- Theatrical release poster
- Directed by: Adinath M. Kothare
- Written by: Nitin Dixit
- Produced by: Priyanka Chopra Jonas; Madhu Chopra; Neha Barjatya; Rajjat Barjatya; Mahesh Kothare; Siddharth Chopra;
- Starring: Adinath Kothare Rucha Vaidya Subodh Bhave Kishor Kadam Rajit Kapur
- Cinematography: Arjun Sorte
- Edited by: Mayur Hardas Adinath Kothare
- Music by: Gulraj Singh
- Production companies: Purple Pebble Pictures; Rajshri Entertainment; Kothare Vision;
- Release date: 18 October 2024;
- Running time: 148 minutes
- Country: India
- Language: Marathi

= Paani (film) =

Indian Marathi language film by Adinath Kothare

Paani is an Indian Marathi-language drama film directed by Adinath Kothare and produced by Priyanka Chopra Jonas and Madhu Chopra under the banner of Purple Pebble Pictures. The film stars Addinath Kothare and Rucha Vaidya in Lead roles, While Subodh Bhave and Kishor Kadam appears in supporting roles. In 2019, the film won the National Film Awards for Best Film on Environment Conservation.
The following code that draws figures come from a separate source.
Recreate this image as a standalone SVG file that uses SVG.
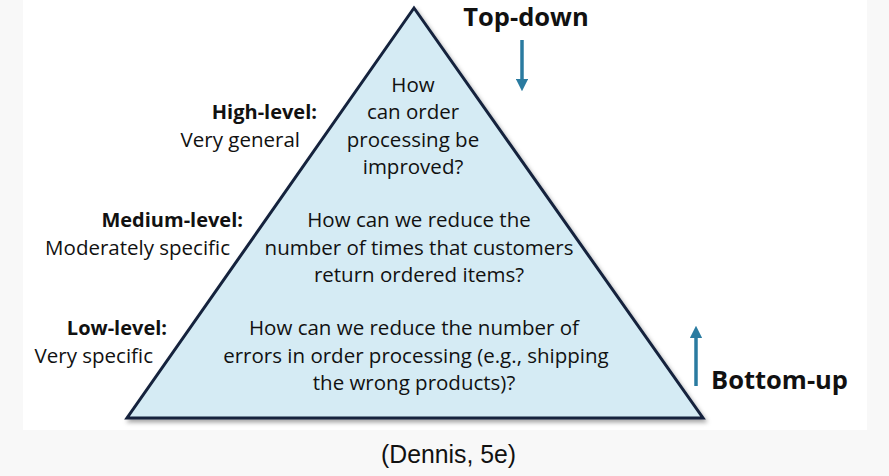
<svg xmlns="http://www.w3.org/2000/svg" width="889" height="476" viewBox="0 0 889 476">
  <style>
    .body { font-family: "Open Sans", "Liberation Sans", sans-serif; font-size: 20.5px; fill: #111111; }
    .lbl { font-family: "Open Sans", "Liberation Sans", sans-serif; font-size: 20px; font-weight: bold; fill: #111111; }
    .dir { font-family: "Open Sans", "Liberation Sans", sans-serif; font-size: 25.5px; font-weight: bold; fill: #111111; }
    .cap { font-family: "Liberation Sans", Arial, sans-serif; font-size: 26px; fill: #111111; }
    .arrow { stroke: #2a7ba0; stroke-width: 3.5; fill: none; }
  </style>
  <defs>
    <filter id="shadow" x="-10%" y="-10%" width="120%" height="120%">
      <feDropShadow dx="2" dy="3" stdDeviation="2" flood-color="#000000" flood-opacity="0.35"/>
    </filter>
    <marker id="head" viewBox="0 0 10 10" refX="5" refY="5" markerWidth="3.6" markerHeight="3.6" orient="auto-start-reverse" markerUnits="strokeWidth">
      <path d="M0,0 L10,5 L0,10 Z" fill="#2a7ba0"/>
    </marker>
  </defs>

  <rect x="0" y="0" width="889" height="476" fill="#f8f8f8"/>
  <rect x="23" y="0" width="844" height="430" fill="#ffffff"/>

  <g id="pyramid">
    <polygon points="414,8 703,418 127,418" fill="#d5ebf4" stroke="#13233d" stroke-width="3" stroke-linejoin="miter" filter="url(#shadow)"/>
  </g>

  <g id="high-question">
    <text class="body" text-anchor="middle" x="413" y="92">How</text>
    <text class="body" text-anchor="middle" x="413" y="119">can order</text>
    <text class="body" text-anchor="middle" x="413" y="147">processing be</text>
    <text class="body" text-anchor="middle" x="413" y="174">improved?</text>
  </g>

  <g id="medium-question">
    <text class="body" text-anchor="middle" x="419" y="227">How can we reduce the</text>
    <text class="body" text-anchor="middle" x="419" y="255">number of times that customers</text>
    <text class="body" text-anchor="middle" x="419" y="282">return ordered items?</text>
  </g>

  <g id="low-question">
    <text class="body" text-anchor="middle" x="414" y="335">How can we reduce the number of</text>
    <text class="body" text-anchor="middle" x="416" y="363">errors in order processing (e.g., shipping</text>
    <text class="body" text-anchor="middle" x="414" y="390">the wrong products)?</text>
  </g>

  <g id="high-label">
    <text class="lbl" text-anchor="end" x="317" y="119">High-level:</text>
    <text class="body" text-anchor="end" x="300" y="147">Very general</text>
  </g>

  <g id="medium-label">
    <text class="lbl" text-anchor="end" x="243" y="227">Medium-level:</text>
    <text class="body" text-anchor="end" x="230" y="255">Moderately specific</text>
  </g>

  <g id="low-label">
    <text class="lbl" text-anchor="end" x="167" y="335">Low-level:</text>
    <text class="body" text-anchor="end" x="153" y="363">Very specific</text>
  </g>

  <g id="top-down">
    <text class="dir" text-anchor="middle" x="526" y="26">Top-down</text>
  </g>

  <g id="bottom-up">
    <text class="dir" text-anchor="start" x="711" y="389">Bottom-up</text>
  </g>

  <g id="connectors">
    <line class="arrow" x1="522" y1="40" x2="522" y2="85" marker-end="url(#head)"/>
    <line class="arrow" x1="696" y1="386" x2="696" y2="332" marker-end="url(#head)"/>
  </g>

  <g id="caption">
    <text class="cap" text-anchor="middle" x="448.5" y="463" textLength="135" lengthAdjust="spacingAndGlyphs">(Dennis, 5e)</text>
  </g>
</svg>
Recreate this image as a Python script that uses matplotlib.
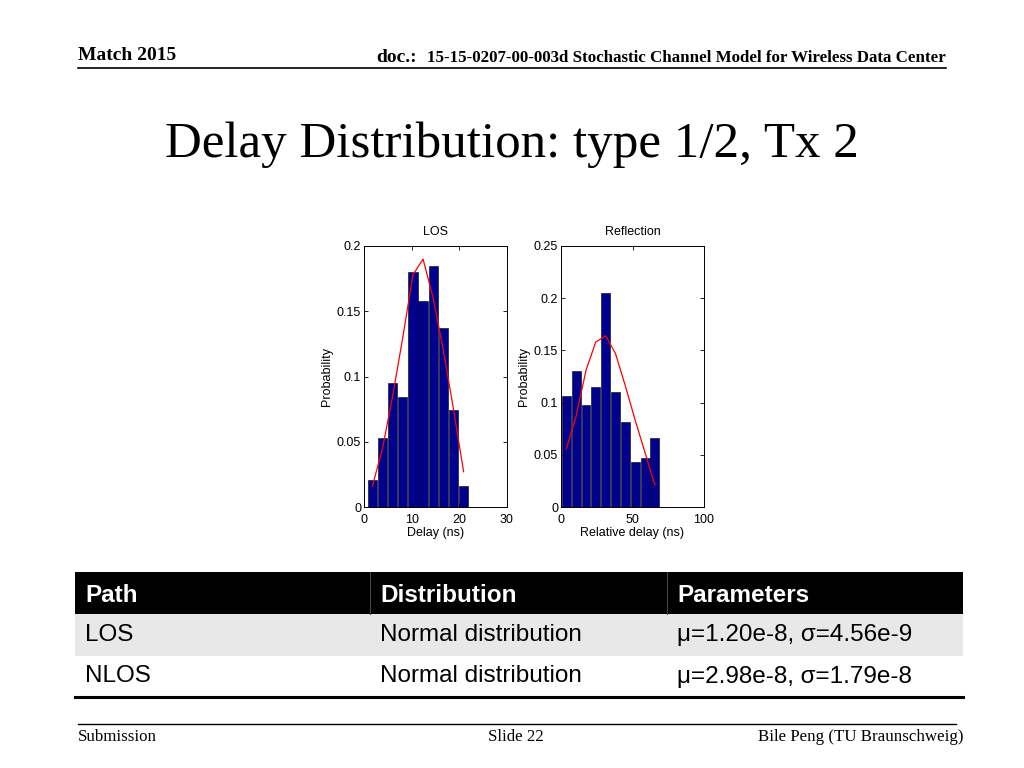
import matplotlib
matplotlib.use("Agg")
import matplotlib.pyplot as plt
from matplotlib.patches import Rectangle
from matplotlib.lines import Line2D

# ---------------- data ----------------
los_centers = [1.76, 3.89, 6.01, 8.14, 10.27, 12.39, 14.52, 16.65, 18.77, 20.90]
los_prob = [0.021, 0.053, 0.095, 0.084, 0.180, 0.158, 0.185, 0.137, 0.074, 0.016]
los_fit = [0.016, 0.045, 0.085, 0.130, 0.178, 0.190, 0.160, 0.120, 0.075, 0.027]

ref_centers = [3.7, 10.6, 17.5, 24.3, 31.2, 38.1, 45.0, 51.9, 58.8, 65.6]
ref_prob = [0.1065, 0.1307, 0.098, 0.115, 0.2047, 0.110, 0.0816, 0.0434, 0.0466, 0.066]
ref_fit = [0.0555, 0.087, 0.131, 0.158, 0.164, 0.147, 0.116, 0.083, 0.052, 0.021]

table_header = ["Path", "Distribution", "Parameters"]
table_rows = [["LOS", "Normal distribution", "\u03bc=1.20e-8, \u03c3=4.56e-9"],
              ["NLOS", "Normal distribution", "\u03bc=2.98e-8, \u03c3=1.79e-8"]]

W, H = 1024, 768
fig = plt.figure(figsize=(10.24, 7.68), dpi=100)

def fx(x):
    return x / W

def fy(y):
    return 1 - y / H

serif = "Liberation Serif"
sans = "Liberation Sans"

# header
fig.text(fx(78), fy(55), "Match 2015", family=serif, fontweight="bold", fontsize=14, va="center", ha="left")
fig.text(fx(946), fy(58), "15-15-0207-00-003d Stochastic Channel Model for Wireless Data Center",
         family=serif, fontweight="bold", fontsize=12.2, va="center", ha="right")
fig.text(fx(376), fy(57), "doc.:", family=serif, fontweight="bold", fontsize=14, va="center", ha="left")
fig.add_artist(Line2D([fx(78), fx(946)], [fy(68), fy(68)], color="black", lw=1.2))

# title
fig.text(fx(512), fy(145), "Delay Distribution: type 1/2, Tx 2", family=serif, fontsize=36.7,
         ha="center", va="center")

FS = 9

# charts
def make_ax(left_px, centers, probs, fit, xmax, ymax, yticks, yticklabels, xticks, title, xlabel):
    ax = fig.add_axes([fx(left_px), fy(507), fx(143), (507 - 246) / H])
    pitch = centers[1] - centers[0]
    ax.bar(centers, probs, width=pitch * 0.9, color="#00008F", edgecolor="black", linewidth=0.4)
    ax.plot(centers, fit, color="red", lw=0.9)
    ax.set_xlim(0, xmax)
    ax.set_ylim(0, ymax)
    ax.set_yticks(yticks)
    ax.set_yticklabels(yticklabels)
    ax.set_xticks(xticks)
    ax.set_xticklabels([str(t) for t in xticks])
    ax.tick_params(direction="in", top=True, right=True, length=3, width=0.6, labelsize=FS)
    ax.tick_params(axis="x", pad=5)
    ax.tick_params(axis="y", pad=2)
    for lab in ax.get_xticklabels() + ax.get_yticklabels():
        lab.set_family(sans)
    for s in ax.spines.values():
        s.set_linewidth(0.7)
    ax.set_title(title, family=sans, fontsize=FS, pad=8)
    ax.set_xlabel(xlabel, family=sans, fontsize=FS, labelpad=0.5)
    ax.set_ylabel("Probability", family=sans, fontsize=FS, labelpad=3)
    return ax

make_ax(364, los_centers, los_prob, los_fit, 30, 0.2,
        [0, 0.05, 0.1, 0.15, 0.2], ["0", "0.05", "0.1", "0.15", "0.2"],
        [0, 10, 20, 30], "LOS", "Delay (ns)")
make_ax(561, ref_centers, ref_prob, ref_fit, 100, 0.25,
        [0, 0.05, 0.1, 0.15, 0.2, 0.25], ["0", "0.05", "0.1", "0.15", "0.2", "0.25"],
        [0, 50, 100], "Reflection", "Relative delay (ns)")

# table
tx0, tx1 = 75, 963
col_x = [75, 370, 667]
row_y = [572, 614, 656, 697]
fig.add_artist(Rectangle((fx(tx0), fy(row_y[1])), fx(tx1 - tx0), (row_y[1] - row_y[0]) / H,
                         facecolor="black", edgecolor="none", transform=fig.transFigure))
fig.add_artist(Rectangle((fx(tx0), fy(row_y[2])), fx(tx1 - tx0), (row_y[2] - row_y[1]) / H,
                         facecolor="#e8e8e8", edgecolor="none", transform=fig.transFigure))
for cx in col_x[1:]:
    fig.add_artist(Line2D([fx(cx), fx(cx)], [fy(row_y[0]), fy(row_y[1])], color="#444444", lw=0.8))
fig.add_artist(Line2D([fx(tx0), fx(tx1)], [fy(row_y[3]), fy(row_y[3])], color="black", lw=2.2))
for i, h in enumerate(table_header):
    fig.text(fx(col_x[i] + 10), fy((row_y[0] + row_y[1]) / 2 + 2), h, family=sans, fontweight="bold",
             fontsize=17.5, color="white", va="center", ha="left")
for r, row in enumerate(table_rows):
    yc = (row_y[r + 1] + row_y[r + 2]) / 2
    for i, cell in enumerate(row):
        fig.text(fx(col_x[i] + 10), fy(yc), cell, family=sans, fontsize=17.5, color="black",
                 va="center", ha="left")

# footer
fig.add_artist(Line2D([fx(78), fx(956)], [fy(724), fy(724)], color="black", lw=1.0))
fig.text(fx(78), fy(737), "Submission", family=serif, fontsize=12.2, va="center", ha="left")
fig.text(fx(516), fy(737), "Slide 22", family=serif, fontsize=12.2, va="center", ha="center")
fig.text(fx(963), fy(737), "Bile Peng (TU Braunschweig)", family=serif, fontsize=12.2, va="center", ha="right")

fig.savefig("out.png", dpi=100)
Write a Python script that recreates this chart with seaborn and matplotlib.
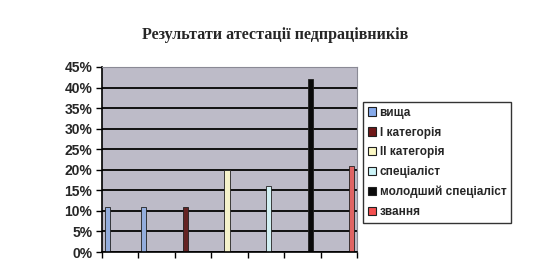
import matplotlib
matplotlib.use("Agg")
import matplotlib.pyplot as plt
import matplotlib.patches as mpatches
from matplotlib.ticker import PercentFormatter, MultipleLocator
import seaborn as sns
import pandas as pd
import numpy as np

title = "Результати атестації педпрацівників"
series = ["вища", "І категорія", "ІІ категорія", "спеціаліст", "молодший спеціаліст", "звання"]
colors = ["#86aaea", "#701818", "#fcf8c4", "#ccf4f8", "#0a0a0a", "#f45050"]
categories = ["1", "2", "3", "4", "5", "6", "7"]
# (category, series, value %)
cat_of_bar = ["1", "2", "3", "4", "5", "6", "7"]
series_of_bar = ["вища", "вища", "І категорія", "ІІ категорія", "спеціаліст", "молодший спеціаліст", "звання"]
values = [11, 11, 11, 20, 16, 42, 21]

rows = []
for c in categories:
    for s in series:
        v = np.nan
        for cb, sb, val in zip(cat_of_bar, series_of_bar, values):
            if cb == c and sb == s:
                v = val
        rows.append({"cat": c, "series": s, "val": v})
df = pd.DataFrame(rows)

sns.set_style("white")
plt.rcParams['font.family'] = ['Liberation Sans', 'DejaVu Sans']

fig = plt.figure(figsize=(5.35, 2.77), dpi=100)
fig.patch.set_facecolor("white")
ax = fig.add_axes([102/535, 1-252/277, (357-102)/535, (252-67)/277])
ax.set_facecolor("#bdbbc8")

sns.barplot(data=df, x="cat", y="val", hue="series", hue_order=series, order=categories,
            palette=colors, width=0.86, dodge=True, ax=ax, edgecolor="#202020",
            linewidth=0.6, legend=False, errorbar=None)

ax.set_ylim(0, 45)
ax.set_xlim(-0.5, len(categories) - 0.5)
ax.yaxis.set_major_locator(MultipleLocator(5))
ax.yaxis.set_major_formatter(PercentFormatter(decimals=0))
ax.grid(axis="y", color="#111111", linewidth=1.4)
ax.set_axisbelow(True)
ax.set_xlabel("")
ax.set_ylabel("")
ax.set_xticks(np.arange(-0.5, len(categories), 1.0))
ax.set_xticklabels([])
ax.tick_params(axis="x", length=4, width=1, color="black", direction="out", bottom=True)
ax.tick_params(axis="y", length=4, width=1, color="black", direction="out", left=True, pad=3)
for lab in ax.get_yticklabels():
    lab.set_fontweight("bold")
    lab.set_fontsize(10)
for side in ["left", "bottom"]:
    ax.spines[side].set_color("black")
    ax.spines[side].set_linewidth(1.2)
for side in ["top", "right"]:
    ax.spines[side].set_color("#8a8a95")
    ax.spines[side].set_linewidth(0.8)

fig.text(275/535, 1-35/277, title, ha="center", va="center",
         family=["Liberation Serif", "DejaVu Serif"], fontweight="bold", fontsize=11.5)

handles = [mpatches.Patch(facecolor=c, edgecolor="#202020", linewidth=0.8, label=s)
           for s, c in zip(series, colors)]
leg = fig.legend(handles=handles, loc="upper left", bbox_to_anchor=(363/535, 1-102/277),
                 frameon=True, fancybox=False, edgecolor="black", fontsize=8.5,
                 handlelength=0.7, handleheight=0.7, handletextpad=0.3,
                 labelspacing=0.66, borderpad=0.4, borderaxespad=0)
leg.get_frame().set_linewidth(1.0)
for t in leg.get_texts():
    t.set_fontweight("bold")

fig.savefig("out.png", dpi=100)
Paani was released theatrically on 18 October 2024. The film is based on the real-life efforts of activist Hanumant Kendre to improve the water supply in his drought-prone village in the Marathwada district.

== Plot ==
Addinath aka Hanumant Babu Kendre is an ordinary man living in a Nagderwadi, a village in Nanded, plagued with drought. Paani follows his journey towards making the village independent of water, all while dealing with local goons, a budding romance, and other disruptions of daily life.
Hanumant Kendre's marriage got called off by the girl Suvarna's family due to water crisis in his drought prone village. Hanumant promised the girl that he would marry her the day he resolves this crisis in his village. "Will you wait for me?" He asked. What unfolded ahead is a breathtaking true story of human endeavour driven by love.

== Cast ==
- Subodh Bhave as Balaji Kendre
- Kishor Kadam as Tatya
- Adinath Kothare as Hanumant
- Rucha Vaidya as Suvarna
- Rajit Kapur
- Nitin Dixit
- Sachin Goswami
- Mohanabai,
- Shripad Joshi
- Vikas Pandurang Patil.

== Release ==
The film was screened at New York Film Festival in the United States of America and was awarded the Best Film on Environment/Conservation/Preservation at the 66th National Film Awards in 2019. The film was theatrically released on 18 October 2024.

==Soundtrack==

Track listing
| No. | Title | Lyrics | Music | Singer(s) | Length |
|---|---|---|---|---|---|
| 1. | "Paani - Title Track" | Adinath Kothare | Gulraj Singh | Shankar Mahadevan | 3:35 |
| 2. | "Tujhya Sathin" | Adinath Kothare | Gulraj Singh | Gulraj Singh Shashaa Tirupati | 2:56 |
| 3. | "Nachnar" | Manoj Yadav | Gulraj Singh | Aanandi Joshi Adarsh Shinde | 3:14 |
| Total length: |  |  |  |  | 09:45 |

== Awards ==

Year: Ceremony; Category; Recipient; Result; Ref.
2019: 66th National Film Awards; Best Film on Environment Conservation/Preservation; Producer:Purple Pebble Pictures Director:Adinath Kothare; Won
2019: New York Indian Film Festival; Best Actor; Adinath Kothare; Won
2025: Maharashtra Times Sanman Awards; Best Film; Won
Best Director: Won
Best Writing: Nitin Dixit; Won
Best Music: Gulraj Singh; Won
Filmfare Awards Marathi: Best Film; Paani; Won
Best Director: Adinath Kothare; Won
Best Editing: Mayur Hardas; Won
Best Screenplay: Nitin Dixit; Won
Best Background Score: Gulraj Singh; Won
Best Sound Design: Amol Bhave; Won

== Reception ==
===Critical reception===
Siddhant Adlakha of Firstpost stated, "On paper, Paani amounts to a linear tale of steely determination overcoming the odds. However, in Adinath Kothare’s hands, it’s a nuanced character piece." Nandini Ramnath of Scroll.in wrote, "Despite being far too long and repetitive for its own good, the 148-minute Paani achieves what it sets out to do: it shows how a village joins forces to defeat a long-standing problem. Nitin Dixit’s screenplay laces a predictable plot with rich local flavour, which is enhanced by the Marathi dialect spoken in Marathwada. Ganesh Matkari of The Hollywood Reporter India called it a "balanced environmental drama." He further wrote, "Paani is largely successful in creating a plausible portrayal of a real-life crisis."

===Box office===
The film earned ₹28 lakh net collection in its opening weekend.